TEMPO.CO, Jakarta - Desainer Sapto Djojokartiko menampilkan koleksi Spring/Summer 2021 dengan format berbeda. Jika biasanya dia menggelar fashion show, kini dia mempersembahkan sebuah film pendek yang disutradarai Reuben Torino
Film ini mengajak penonton untuk mendalami proses meditasi di masa karantina yang berujung dengan lahirnya koleksi ini. Lahir di masa pandemi Covid-19, koleksi ini merefleksikan perasaan kebingungan dan kemarahan, tapi diimbangi dengan semangat dan kreativitas yang berlimpah ruah.
Dalam keterangan persnya, desainer asal Solo ini mengatakan masa karantina seperti roller coaster baginya. Namun, untuk orang introvert seperti dia, banyak waktu luang untuk menggali lebih dalam proses kreatif yang sudah lama tidak saya dalami.
“Lingkungan yang damai dan tenang di dalam rumah saya sendiri ternyata menjadi berkah yang indah. Saya dapat benar-benar fokus dan melakukan hal-hal yang biasanya tidak saya lakukan karena saya tidak punya waktu yang cukup,” kata dia.
Koleksi fashion ini diilhami banyak hal yang ia kagumi sejak lama, misalnya penggunaan berbagai jenis lace dengan detail yang rumit menggunakan warna-warna nude yang cenderung lembut dikombinasikan dengan warna plum, fuschia, dan terracotta yang elegan.
Baca Juga:
Koleksi spring/summer 2021 Sapto Djojokartiko (dok. pribadi)
Warna-warna koleksi ini, seperti pink dan coral terinspirasi dari keceriaan musim panas. Sapto juga menghadirkan warna-warna mencolok seperti merah, yang akan akan menonjolkan unsur elegan yang sangat lekat dengan brand Sapto Djojokartiko selama ini.
Karena tak dapat bepergian, dia banyak terinspirasi dari buku. Salah satunya adalah seni sabung ayam atau yang lebih dikenal dengan istilah “cockfighting” di negara Barat. Meski sebagian menganggap ini kontroversial, dia menganggap hal ini sangat menarik secara visual.
“Saat ini di Bali tanding sabung ayam sudah dianggap ilegal tapi terkadang masih dipertontonkan khusus dalam konteks spiritual,” kata Sapto Djojokartiko.
Sabung ayam dan keranjang anyaman untuk membawa ayam, diterjemahkan ke dalam detail cross stitching yang seluruhnya terbuat dari kain organza.

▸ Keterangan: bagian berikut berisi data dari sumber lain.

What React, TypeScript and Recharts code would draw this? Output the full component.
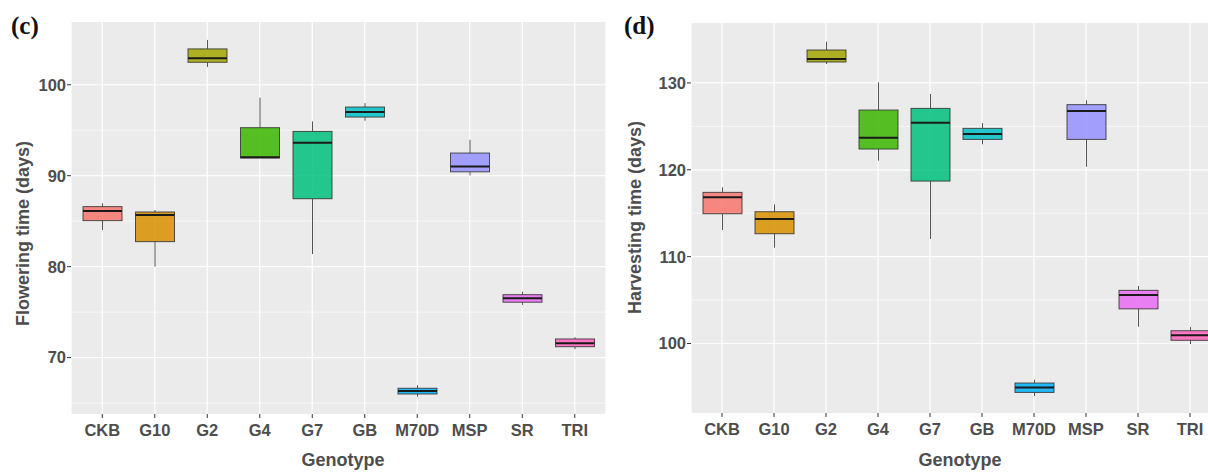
import React from 'react'
import { ComposedChart, Bar, XAxis, YAxis, CartesianGrid, ReferenceLine } from 'recharts'

// Genotypes on the x axis, in plot order
const genotypes = ['CKB', 'G10', 'G2', 'G4', 'G7', 'GB', 'M70D', 'MSP', 'SR', 'TRI']
const hueColors = ['#F8766D', '#D89000', '#A3A500', '#39B600', '#00BF7D', '#00BFC4', '#00B0F6', '#9590FF', '#E76BF3', '#FF62BC']

// (c) Flowering time (days)
const floweringMin = [84.03, 80.0, 101.96, 91.95, 81.38, 96.04, 65.71, 90.03, 75.79, 70.92]
const floweringQ1 = [85.06, 82.75, 102.47, 91.95, 87.47, 96.45, 66.0, 90.43, 76.09, 71.2]
const floweringMedian = [86.12, 85.68, 102.91, 92.03, 93.62, 97.0, 66.33, 91.02, 76.53, 71.58]
const floweringQ3 = [86.6, 86.01, 103.94, 95.28, 94.87, 97.55, 66.63, 92.49, 76.92, 72.05]
const floweringMax = [86.97, 86.23, 104.93, 98.58, 95.97, 97.98, 66.96, 93.95, 77.25, 72.24]
const floweringMajor = [70, 80, 90, 100]
const floweringMinor = [65, 75, 85, 95]

// (d) Harvesting time (days)
const harvestMin = [113.07, 111.03, 132.18, 121.05, 112.03, 122.93, 93.95, 120.35, 101.93, 99.94]
const harvestQ1 = [114.94, 112.64, 132.41, 122.39, 118.7, 123.5, 94.37, 123.5, 103.99, 100.37]
const harvestMedian = [116.83, 114.33, 132.75, 123.7, 125.42, 124.12, 94.95, 126.76, 105.58, 100.94]
const harvestQ3 = [117.4, 115.17, 133.79, 126.88, 127.07, 124.77, 95.45, 127.5, 106.12, 101.47]
const harvestMax = [117.98, 116.02, 134.74, 130.07, 128.72, 125.38, 95.83, 128.0, 106.62, 101.9]
const harvestMajor = [100, 110, 120, 130]
const harvestMinor = [105, 115, 125]

const FONT = '"Liberation Sans", Arial, sans-serif'
const SERIF = '"Liberation Serif", "Times New Roman", serif'
const TEXT = '#4D4D4D'

function buildRows(min: number[], q1: number[], med: number[], q3: number[], max: number[]) {
    return genotypes.map((name, i) => ({
        name,
        range: [min[i], max[i]],
        min: min[i],
        q1: q1[i],
        median: med[i],
        q3: q3[i],
        max: max[i],
        color: hueColors[i],
    }))
}

// Box + whiskers drawn inside the [min, max] range bar
const BoxShape = (props: any) => {
    const { x, y, width, height } = props
    const d = props.payload ?? props
    const top = Math.min(y, y + height)
    const h = Math.abs(height)
    const span = d.max - d.min || 1
    const toY = (v: number) => top + ((d.max - v) / span) * h
    const cx = x + width / 2
    return (
        <g>
            <line x1={cx} x2={cx} y1={toY(d.max)} y2={toY(d.q3)} stroke="#555" strokeWidth={1} />
            <line x1={cx} x2={cx} y1={toY(d.q1)} y2={toY(d.min)} stroke="#555" strokeWidth={1} />
            <rect
                x={x}
                y={toY(d.q3)}
                width={width}
                height={Math.max(toY(d.q1) - toY(d.q3), 0.5)}
                fill={d.color}
                fillOpacity={0.85}
                stroke="#333"
                strokeOpacity={0.85}
                strokeWidth={1}
            />
            <line x1={x} x2={x + width} y1={toY(d.median)} y2={toY(d.median)} stroke="#1a1a1a" strokeWidth={2} />
        </g>
    )
}

interface PanelProps {
    rows: any[]
    domain: [number, number]
    major: number[]
    minor: number[]
    left: number
    top: number
    bottom: number
    right: number
}

function Panel({ rows, domain, major, minor, left, top, bottom, right }: PanelProps) {
    return (
        <div style={{ position: 'absolute', left, top: 0 }}>
            <ComposedChart width={620} height={472} data={rows} margin={{ top, right, bottom: 0, left: 0 }}>
                <CartesianGrid fill="#EBEBEB" stroke="#FFFFFF" strokeWidth={1.2} horizontal={false} vertical />
                {minor.map(v => (
                    <ReferenceLine key={`mn-${v}`} y={v} stroke="#FFFFFF" strokeWidth={0.6} zIndex={-60} />
                ))}
                {major.map(v => (
                    <ReferenceLine key={`mj-${v}`} y={v} stroke="#FFFFFF" strokeWidth={1.2} zIndex={-60} />
                ))}
                <XAxis
                    dataKey="name"
                    height={bottom}
                    padding={{ left: 5, right: 5 }}
                    axisLine={false}
                    tickLine={{ stroke: '#333' }}
                    tickSize={4}
                    tickMargin={6}
                    interval={0}
                    tick={{ fontSize: 16.5, fontWeight: 700, fill: TEXT, fontFamily: FONT }}
                />
                <YAxis
                    type="number"
                    width={71}
                    domain={domain}
                    allowDataOverflow
                    ticks={major}
                    axisLine={false}
                    tickLine={{ stroke: '#333' }}
                    tickSize={4}
                    tickMargin={1}
                    tick={{ fontSize: 16.5, fontWeight: 700, fill: TEXT, fontFamily: FONT }}
                />
                <Bar dataKey="range" barSize={39} shape={BoxShape} isAnimationActive={false} />
            </ComposedChart>
        </div>
    )
}

export default function App() {
    const flowering = buildRows(floweringMin, floweringQ1, floweringMedian, floweringQ3, floweringMax)
    const harvest = buildRows(harvestMin, harvestQ1, harvestMedian, harvestQ3, harvestMax)

    return (
        <div style={{ position: 'fixed', left: 0, top: 0, width: 1208, height: 472, overflow: 'hidden', background: '#fff' }}>
            <Panel rows={flowering} domain={[63.8, 106.9]} major={floweringMajor} minor={floweringMinor} left={0} top={22} bottom={58} right={14} />
            <Panel rows={harvest} domain={[92.0, 136.9]} major={harvestMajor} minor={harvestMinor} left={620} top={23} bottom={59} right={19} />
            <svg width={1208} height={472} style={{ position: 'absolute', left: 0, top: 0, pointerEvents: 'none' }}>
                <text x={11} y={34} fontFamily={SERIF} fontWeight={700} fontSize={25} fill="#111">(c)</text>
                <text x={624} y={34} fontFamily={SERIF} fontWeight={700} fontSize={25} fill="#111">(d)</text>
                <text x={0} y={0} transform="translate(29,233.5) rotate(-90)" textAnchor="middle" fontFamily={FONT} fontWeight={700} fontSize={18} fill={TEXT}>Flowering time (days)</text>
                <text x={0} y={0} transform="translate(641,217.5) rotate(-90)" textAnchor="middle" fontFamily={FONT} fontWeight={700} fontSize={18} fill={TEXT}>Harvesting time (days)</text>
                <text x={343} y={466} textAnchor="middle" fontFamily={FONT} fontWeight={700} fontSize={18} fill={TEXT}>Genotype</text>
                <text x={960} y={466} textAnchor="middle" fontFamily={FONT} fontWeight={700} fontSize={18} fill={TEXT}>Genotype</text>
            </svg>
        </div>
    )
}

Cross stitching secara manual dengan tangan terinspirasi dari bentuk tenunan keranjang serta teknik tambal sulam, sulaman berbentuk ayam jago, pola acak yang dinamis dan guratan yang menyerupai sapuan kuas. Palet cerah yang dapat ditemui di koleksi ini juga terinspirasi oleh lukisan sabung ayam.
Bertolak belakang dengan koleksi Sapto Djojokartiko sebelumnya yang menghadirkan banyak ornamen dan embellishment, kali ini Sapto Djojokartiko memilih untuk menghadirkan siluet yang lebih dinamis dan bentuk yang cocok untuk dikenakan saat bersantai di rumah dengan narasi yang cukup minimalis.
Dia juga membuat aksesori yang praktis dan fungsional dengan tema sama, mulai dari dompet bersulam multifungsi, tas selempang, selendang berbulu, tas maxi tote, anting mutiara dengan gaya barok berbalut teknik macramé, hingga sandal dan selop dengan anyaman rafia dan bentuk bordir yang menyerupai keranjang anyaman.